Could the lines from the start of the data through the line with "fill opacity=#5] (#1,#2)" be set down exactly, with no pictures among them?

————

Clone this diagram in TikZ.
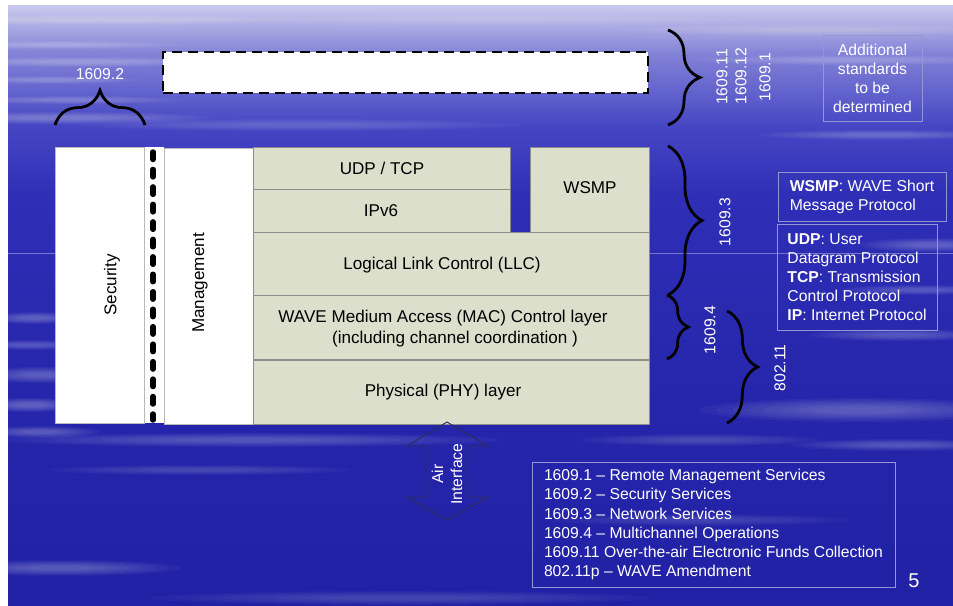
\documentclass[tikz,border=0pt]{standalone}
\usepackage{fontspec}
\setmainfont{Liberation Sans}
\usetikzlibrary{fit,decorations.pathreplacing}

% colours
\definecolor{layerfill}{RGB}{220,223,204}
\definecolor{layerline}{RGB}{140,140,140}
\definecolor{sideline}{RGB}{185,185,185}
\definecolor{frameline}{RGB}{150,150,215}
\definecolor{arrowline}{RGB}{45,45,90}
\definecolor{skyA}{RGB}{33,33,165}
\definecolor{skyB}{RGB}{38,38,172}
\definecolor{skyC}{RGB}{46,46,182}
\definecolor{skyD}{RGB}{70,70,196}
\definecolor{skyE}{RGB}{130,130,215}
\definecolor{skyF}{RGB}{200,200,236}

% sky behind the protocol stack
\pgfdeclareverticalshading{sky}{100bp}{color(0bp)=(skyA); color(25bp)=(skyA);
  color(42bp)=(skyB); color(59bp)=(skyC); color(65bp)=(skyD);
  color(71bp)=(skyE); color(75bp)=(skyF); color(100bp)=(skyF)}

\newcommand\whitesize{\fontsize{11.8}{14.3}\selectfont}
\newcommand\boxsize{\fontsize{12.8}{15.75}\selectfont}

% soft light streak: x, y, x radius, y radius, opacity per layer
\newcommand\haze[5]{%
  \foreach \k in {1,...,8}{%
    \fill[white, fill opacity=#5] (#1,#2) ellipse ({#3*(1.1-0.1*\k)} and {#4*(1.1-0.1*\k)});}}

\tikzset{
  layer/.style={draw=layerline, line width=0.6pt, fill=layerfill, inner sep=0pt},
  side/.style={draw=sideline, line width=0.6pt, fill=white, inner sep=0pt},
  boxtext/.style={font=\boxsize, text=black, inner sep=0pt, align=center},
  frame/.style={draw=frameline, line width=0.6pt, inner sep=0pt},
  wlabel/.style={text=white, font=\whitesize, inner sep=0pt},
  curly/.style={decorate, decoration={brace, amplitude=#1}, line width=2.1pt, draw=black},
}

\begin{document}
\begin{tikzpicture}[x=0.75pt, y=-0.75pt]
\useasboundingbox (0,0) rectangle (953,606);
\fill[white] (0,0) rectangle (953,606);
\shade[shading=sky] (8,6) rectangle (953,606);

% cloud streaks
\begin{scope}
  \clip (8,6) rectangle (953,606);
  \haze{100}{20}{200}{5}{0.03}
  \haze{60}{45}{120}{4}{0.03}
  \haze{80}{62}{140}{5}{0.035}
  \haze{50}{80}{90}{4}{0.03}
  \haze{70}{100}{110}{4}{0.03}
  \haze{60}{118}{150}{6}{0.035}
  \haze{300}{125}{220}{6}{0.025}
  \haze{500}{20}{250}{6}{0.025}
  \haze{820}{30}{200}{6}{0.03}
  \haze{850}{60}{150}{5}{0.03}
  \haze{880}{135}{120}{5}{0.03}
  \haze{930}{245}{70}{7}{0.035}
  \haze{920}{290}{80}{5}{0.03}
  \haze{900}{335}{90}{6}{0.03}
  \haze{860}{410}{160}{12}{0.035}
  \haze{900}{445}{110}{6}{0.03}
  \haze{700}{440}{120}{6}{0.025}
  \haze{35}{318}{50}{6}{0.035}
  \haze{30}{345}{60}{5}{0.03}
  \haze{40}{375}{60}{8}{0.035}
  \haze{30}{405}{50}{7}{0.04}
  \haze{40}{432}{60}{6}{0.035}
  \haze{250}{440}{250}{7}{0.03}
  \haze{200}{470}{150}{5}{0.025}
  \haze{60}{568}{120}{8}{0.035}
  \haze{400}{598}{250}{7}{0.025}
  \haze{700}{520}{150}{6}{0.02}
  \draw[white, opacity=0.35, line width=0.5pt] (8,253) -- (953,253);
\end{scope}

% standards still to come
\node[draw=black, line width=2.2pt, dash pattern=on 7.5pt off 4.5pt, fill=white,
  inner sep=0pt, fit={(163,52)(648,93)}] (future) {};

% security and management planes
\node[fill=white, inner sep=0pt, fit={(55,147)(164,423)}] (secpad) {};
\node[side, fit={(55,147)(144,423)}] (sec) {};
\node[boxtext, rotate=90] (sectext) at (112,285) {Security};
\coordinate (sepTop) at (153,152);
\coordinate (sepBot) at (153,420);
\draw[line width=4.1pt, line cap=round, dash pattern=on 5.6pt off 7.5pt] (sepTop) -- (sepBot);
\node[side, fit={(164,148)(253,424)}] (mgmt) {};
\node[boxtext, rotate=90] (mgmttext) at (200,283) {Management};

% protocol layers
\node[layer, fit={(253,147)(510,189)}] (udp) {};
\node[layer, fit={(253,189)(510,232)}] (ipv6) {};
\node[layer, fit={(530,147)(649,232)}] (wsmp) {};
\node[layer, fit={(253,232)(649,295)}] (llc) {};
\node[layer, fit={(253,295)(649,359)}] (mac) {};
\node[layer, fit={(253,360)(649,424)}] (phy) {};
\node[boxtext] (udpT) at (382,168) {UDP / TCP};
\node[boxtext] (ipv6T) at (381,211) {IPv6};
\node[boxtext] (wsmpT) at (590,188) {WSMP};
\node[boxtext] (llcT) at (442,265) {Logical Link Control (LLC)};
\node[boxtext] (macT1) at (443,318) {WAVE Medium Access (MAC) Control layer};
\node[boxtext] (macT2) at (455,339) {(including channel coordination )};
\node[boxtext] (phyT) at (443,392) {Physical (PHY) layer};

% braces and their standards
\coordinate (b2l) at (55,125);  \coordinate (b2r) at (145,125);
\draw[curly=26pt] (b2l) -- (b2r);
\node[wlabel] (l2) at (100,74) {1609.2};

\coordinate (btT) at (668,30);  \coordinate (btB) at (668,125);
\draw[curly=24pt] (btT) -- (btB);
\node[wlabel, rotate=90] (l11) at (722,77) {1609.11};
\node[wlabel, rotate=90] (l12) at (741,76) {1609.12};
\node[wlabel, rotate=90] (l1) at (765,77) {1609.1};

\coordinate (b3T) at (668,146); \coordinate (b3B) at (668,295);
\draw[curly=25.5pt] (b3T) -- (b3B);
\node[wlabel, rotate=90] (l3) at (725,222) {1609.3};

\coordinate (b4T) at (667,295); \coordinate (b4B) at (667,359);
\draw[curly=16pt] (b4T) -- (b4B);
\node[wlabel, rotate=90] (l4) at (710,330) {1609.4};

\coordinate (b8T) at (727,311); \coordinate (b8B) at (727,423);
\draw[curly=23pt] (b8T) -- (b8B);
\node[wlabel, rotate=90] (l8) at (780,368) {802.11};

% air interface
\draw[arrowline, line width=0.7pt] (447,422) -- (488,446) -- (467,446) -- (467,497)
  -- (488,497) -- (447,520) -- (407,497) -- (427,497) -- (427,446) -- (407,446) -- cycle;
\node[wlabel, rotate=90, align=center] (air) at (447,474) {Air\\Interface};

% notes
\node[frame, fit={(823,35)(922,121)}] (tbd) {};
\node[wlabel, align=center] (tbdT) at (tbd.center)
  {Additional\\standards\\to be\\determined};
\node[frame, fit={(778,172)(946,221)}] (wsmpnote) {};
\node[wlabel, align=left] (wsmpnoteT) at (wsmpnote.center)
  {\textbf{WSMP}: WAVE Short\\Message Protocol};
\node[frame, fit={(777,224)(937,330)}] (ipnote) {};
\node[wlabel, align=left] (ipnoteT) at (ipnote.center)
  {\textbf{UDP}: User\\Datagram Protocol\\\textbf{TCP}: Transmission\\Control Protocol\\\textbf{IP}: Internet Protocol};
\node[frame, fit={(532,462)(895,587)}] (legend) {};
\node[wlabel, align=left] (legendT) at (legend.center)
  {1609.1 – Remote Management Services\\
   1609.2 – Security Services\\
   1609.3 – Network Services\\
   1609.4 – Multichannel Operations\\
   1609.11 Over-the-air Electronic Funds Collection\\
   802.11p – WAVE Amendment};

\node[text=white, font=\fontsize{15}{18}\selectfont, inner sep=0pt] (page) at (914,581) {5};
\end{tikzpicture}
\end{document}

————

OUTPUT OF THE EXERCISE:
Clone this diagram in TikZ.
\documentclass[tikz,border=0pt]{standalone}
\usepackage{fontspec}
\setmainfont{Liberation Sans}
\usetikzlibrary{fit,decorations.pathreplacing}

% colours
\definecolor{layerfill}{RGB}{220,223,204}
\definecolor{layerline}{RGB}{140,140,140}
\definecolor{sideline}{RGB}{185,185,185}
\definecolor{frameline}{RGB}{150,150,215}
\definecolor{arrowline}{RGB}{45,45,90}
\definecolor{skyA}{RGB}{33,33,165}
\definecolor{skyB}{RGB}{38,38,172}
\definecolor{skyC}{RGB}{46,46,182}
\definecolor{skyD}{RGB}{70,70,196}
\definecolor{skyE}{RGB}{130,130,215}
\definecolor{skyF}{RGB}{200,200,236}

% sky behind the protocol stack
\pgfdeclareverticalshading{sky}{100bp}{color(0bp)=(skyA); color(25bp)=(skyA);
  color(42bp)=(skyB); color(59bp)=(skyC); color(65bp)=(skyD);
  color(71bp)=(skyE); color(75bp)=(skyF); color(100bp)=(skyF)}

\newcommand\whitesize{\fontsize{11.8}{14.3}\selectfont}
\newcommand\boxsize{\fontsize{12.8}{15.75}\selectfont}

% soft light streak: x, y, x radius, y radius, opacity per layer
\newcommand\haze[5]{%
  \foreach \k in {1,...,8}{%
    \fill[white, fill opacity=#5] (#1,#2) ellipse ({#3*(1.1-0.1*\k)} and {#4*(1.1-0.1*\k)});}}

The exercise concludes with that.